Na czele pochodu ustawili się harcerze z wieńcami. Wieniec ma trzy stopy średnicy i uwity jest z biało-czerwonych kwiatów. Szarfy na wieńcu są koloru biało-czerwonego. Na szarfach widnieje napis: „In memory of our compatriots who perished under Communist terror” [Pamięci naszych rodaków, którzy zginęli pod komunistycznym terrorem].
Do wieńca polskiego zostały dołączone szarfy albańskie, czechosłowackie, jugosłowiańskie, łotewskie, litewskie i estońskie w barwach narodowych i z napisami oraz hasłami żądającymi przywrócenia wolności krajom ujarzmionym przez komunizm.
Za harcerzami niosącymi wieniec kroczyło sześciu chorążych z polskimi flagami narodowymi na drzewcach długości dwóch metrów. Tuż za nimi na czoło pochodu wysunęła się grupa złożona z generała Andersa, ambasadora Raczyńskiego, pana Malcolma Muggeridge’a [dziennikarza brytyjskiego]. Następnie kroczyli przedstawiciele polskiego życia politycznego i społecznego, a za nimi tłumy publiczności. [...] dalej szła grupa Armii Krajowej z generałem „Borem” Komorowskim na czele, pod własnymi transparentami. Kiedy grupa ta szła wzdłuż ulicy, tłumy zalegające chodniki spontanicznie zaczęły bić brawa. [...] wśród idących w pochodzie znajdowało się wiele kobiet i dzieci, widziało się też dzieci wiezione w wózkach. [...] szła również grupa młodzieży z kościoła Devonia, niosąc olbrzymi obraz Chrystusa w koronie cierniowej, z zakneblowanymi ustami.

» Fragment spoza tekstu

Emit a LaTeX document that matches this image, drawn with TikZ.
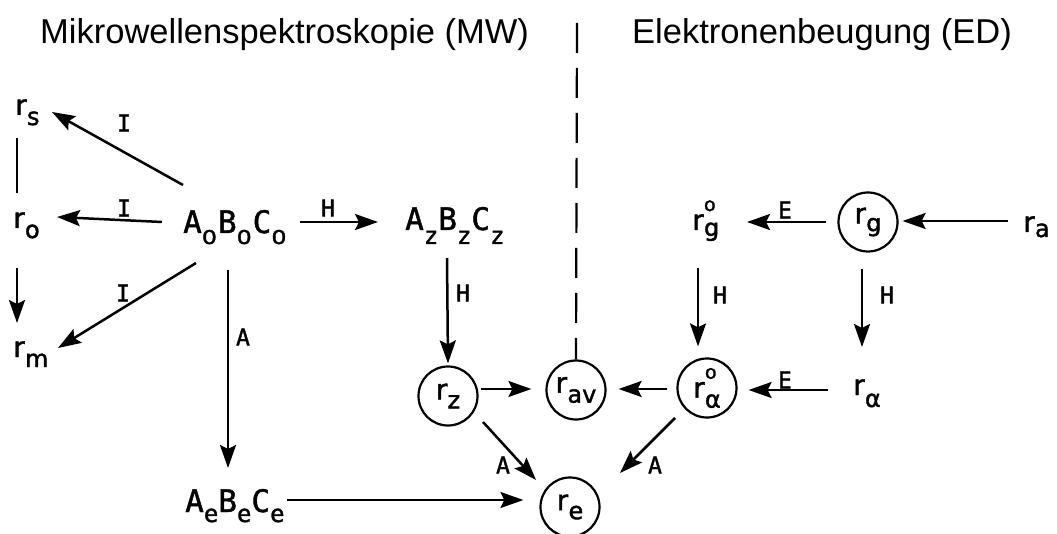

Dużymi literami napis głosił: „May the silent Church of Poland be the warning to free World” [Niech zakneblowany Kościół w Polsce będzie ostrzeżeniem dla wolnego świata].
Inne transparenty głosiły: „Free Cardinal Wyszyński” [Uwolnić kardynała Wyszyńskiego], „Eastern provinces back to Poland” [Kresy Wschodnie z powrotem do Polski], „Polish Airmen fought in the Battle of Britain. Of the 12,000 Polish Airmen 2,000 lost their lives for freedom” [Polscy lotnicy walczyli w Bitwie o Anglię. Spośród 12 tysięcy polskich lotników 2 tysiące straciło życie za wolność].
Londyn, 22 kwietnia
Marta Olendzka, Wspólne milczenie, „Karta”, nr 49/2006.